Published in Rome in 1986, the small but interesting--it measures but 4 by 6 inches--folder "Futuristi Futurismo" contains a short introduction to Italian Futurism, "Tuttifuturisti" that includes two Marinetti manifestos; an equally small reprint of a futurist literary journal; and 14 postcards, each with a caricature of a Futurist artist, writer, or thinker, by
Tullio Crali.
Crali, born in 1910 (he died in 2000), was a self-taught painter, and a later adherent to Futurist doctrine, getting in on the action toward the end of the movement in 1928. The ideation stuck, however, and Crali remained attached to Futrism’s ideals and aesthetics. More to the point here, he knew most of the players firsthand.
The fourteen caricature line-drawings rendered here as post cards, and I’m guessing you had to send them airmail, if not Fedex, depict all the major Italian Futurists: Giacomo Balla, Antonio Sant’Elia, Enrico Prampolini, and F.T. Marinetti, as well as lesser-known and later generation figures such as Vittorio Farfa and Crali himself. I’m not sure what to do with them, send them out as holiday cards at the end of the year, trade them for Bauhaus cards, or hang on to the folder pending reading Italian. The cards shown here, selected strictly on an aesthetic basis, follow:

Aldo Palazzeschi (1885-1974). Poet, novelist, journalist whose Futurist output dated primarily to the 1910’s. An anti-fascist, his work is characterized as whimsical and ironic, though from what I googled, I think whimsical has a different definition in Italian.

Luigi Colombo (1904-36). Later known as Fillia, he was an innovator of the the second generation of Italian Futurists, leader of the Turin group, and an artist, theorist and editor with a psychological bent.
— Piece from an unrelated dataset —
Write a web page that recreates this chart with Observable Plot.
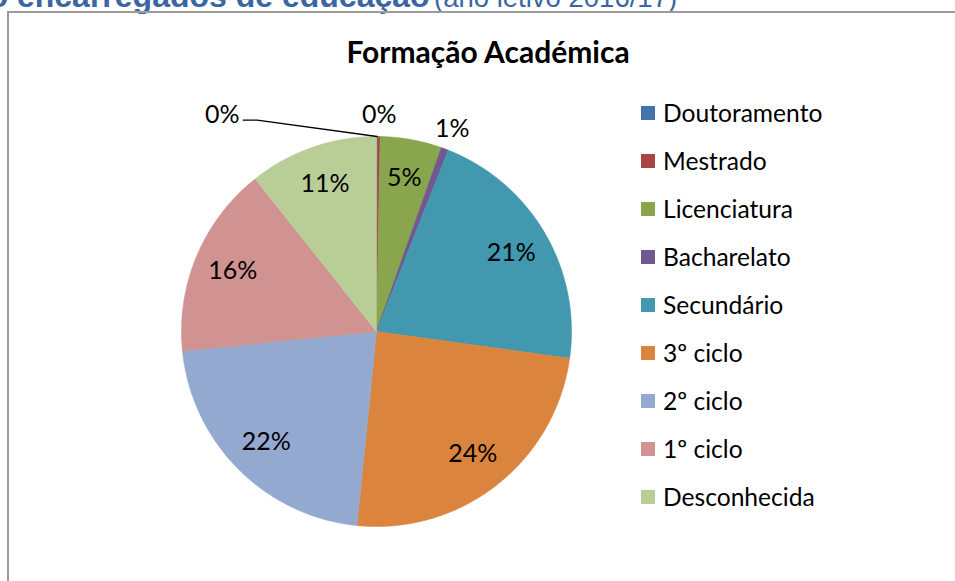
<!DOCTYPE html>
<html>
<head>
<meta charset="utf-8">
<script src="https://cdn.jsdelivr.net/npm/d3@7"></script>
<script src="https://cdn.jsdelivr.net/npm/@observablehq/plot@0.6"></script>
<style>
  body { margin: 0; background: #fff; }
  #page { position: relative; width: 955px; height: 581px; overflow: hidden; background: #fff; color: #000; }
  #hdr { position: absolute; left: -11.5px; top: -20px; white-space: nowrap; color: #3A66A2;
         font-family: "Liberation Sans", Arial, sans-serif; line-height: 32px; }
  #hdr b { font-size: 32px; font-weight: bold; }
  #hdr span { font-size: 27.5px; }
  #box { position: absolute; left: 7px; top: 11px; width: 1000px; height: 1000px;
         border-top: 2px solid #9c9c9c; border-left: 2px solid #9c9c9c; }
  #title { position: absolute; left: 0; width: 976px; text-align: center; top: 35.5px;
           font-family: Lato, "Open Sans", sans-serif; font-weight: bold; font-size: 30px; line-height: 30px; }
  #chart { position: absolute; left: 0; top: 0; }
  #legend { position: absolute; left: 641px; top: 0; font-family: Lato, "Open Sans", sans-serif; font-size: 24.6px; }
  .li { position: absolute; left: 0; white-space: nowrap; height: 0; }
  .sw { position: absolute; left: 0; top: -7px; width: 14px; height: 14px; }
  .lt { position: absolute; left: 22px; top: -14px; line-height: 28px; }
</style>
</head>
<body>
<div id="page">
  <div id="hdr"><b>o encarregados de educação</b> <span>(ano letivo 2016/17)</span></div>
  <div id="box"></div>
  <div id="title">Formação Académica</div>
  <div id="chart"></div>
  <div id="legend"></div>
</div>
<script>
// ---- data ----
const categories = ["Doutoramento", "Mestrado", "Licenciatura", "Bacharelato", "Secundário", "3º ciclo", "2º ciclo", "1º ciclo", "Desconhecida"];
const values = [0.1, 0.2, 5.1, 0.6, 21.2, 24.4, 21.8, 15.9, 10.7];
const colors = ["#4572A7", "#AA4643", "#89A54E", "#71588F", "#4198AF", "#DB843D", "#93A9CF", "#D19392", "#B9CD96"];

// ---- layout constants ----
const pieR = 195;               // pixels per unit radius
const insideR = 0.8;            // label radius for large slices
const outsideR = 1.11;          // label radius for small slices
const smallLimit = 0.01;        // share below which label goes outside
const movedLabels = { "Doutoramento": { dx: -155 } }; // label moved (px) with leader line

const total = d3.sum(values);
const fmt = d3.format(".0%");
const arcs = d3.pie().sort(null).value(d => d)(values);

const slicePts = [];
arcs.forEach((a, i) => {
  const cat = categories[i];
  const n = Math.max(2, Math.ceil((a.endAngle - a.startAngle) / 0.005));
  slicePts.push({ cat, x: 0, y: 0 });
  for (let k = 0; k <= n; k++) {
    const ang = a.startAngle + (a.endAngle - a.startAngle) * k / n;
    slicePts.push({ cat, x: Math.sin(ang), y: Math.cos(ang) });
  }
  slicePts.push({ cat, x: 0, y: 0 });
});

const labelData = arcs.map((a, i) => {
  const share = values[i] / total;
  const mid = (a.startAngle + a.endAngle) / 2;
  const r = share < smallLimit ? outsideR : insideR;
  const mv = movedLabels[categories[i]];
  const lx = Math.sin(mid) * r + (mv ? mv.dx / pieR : 0);
  const ly = Math.cos(mid) * r;
  return { cat: categories[i], text: fmt(share), x: lx, y: ly, mid, moved: !!mv };
});

const leaders = [];
labelData.filter(d => d.moved).forEach(d => {
  const yl = d.y - 5 / pieR;
  leaders.push({ g: d.cat, x: d.x + 21 / pieR, y: yl });
  leaders.push({ g: d.cat, x: d.x + 35 / pieR, y: yl });
  leaders.push({ g: d.cat, x: Math.sin(d.mid), y: Math.cos(d.mid) });
});

const chart = Plot.plot({
  width: 955,
  height: 581,
  margin: 0,
  x: { domain: [-1, 1], range: [376 - pieR, 376 + pieR], axis: null },
  y: { domain: [-1, 1], range: [331 + pieR, 331 - pieR], axis: null },
  color: { domain: categories, range: colors },
  style: { background: "transparent", fontFamily: "Lato, 'Open Sans', sans-serif", fontSize: "25px", color: "#000", overflow: "visible" },
  marks: [
    Plot.line(slicePts, { x: "x", y: "y", z: "cat", fill: "cat", stroke: "cat", strokeWidth: 0.6, curve: "linear" }),
    Plot.line(leaders, { x: "x", y: "y", z: "g", stroke: "#000", strokeWidth: 1.3 }),
    Plot.text(labelData, { x: "x", y: "y", text: "text", fill: "#000", fontSize: 25 })
  ]
});
document.getElementById("chart").appendChild(chart);

// legend from data arrays
const legend = d3.select("#legend");
categories.forEach((c, i) => {
  const row = legend.append("div").attr("class", "li").style("top", (113 + 48 * i) + "px");
  row.append("div").attr("class", "sw").style("background", colors[i]);
  row.append("div").attr("class", "lt").text(c);
});
</script>
</body>
</html>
Fortunato Depero (1892-1960). Early Futurist convert. Painter, sculptor, graphic designer, writer. Lived in New York City between 1928-30, doing costume design for stage productions, magazine covers for Vogue and the New Yorker, and interior design for two restaurants (no, not fast food). Returned to New York for a few years in 1947.

Luigi Russolo (1885-1953). Another early Futurist, Russolo was a painter and composer. His manifesto “The Art of Noises” and his noise concert of 1913 make him one of the first noise music experimental composers. Somewhat unsurprisingly, according to Wikipedia, a performance of his “Gran Concerto Futuristico” in 1917 “was met with strong disapproval and violence from the audience.”

Umberto Boccioni (1882-1916). Painter, sculptor, and theorist. Early leader of the movement, with work now in every major museum. Died in a WWI training exercise.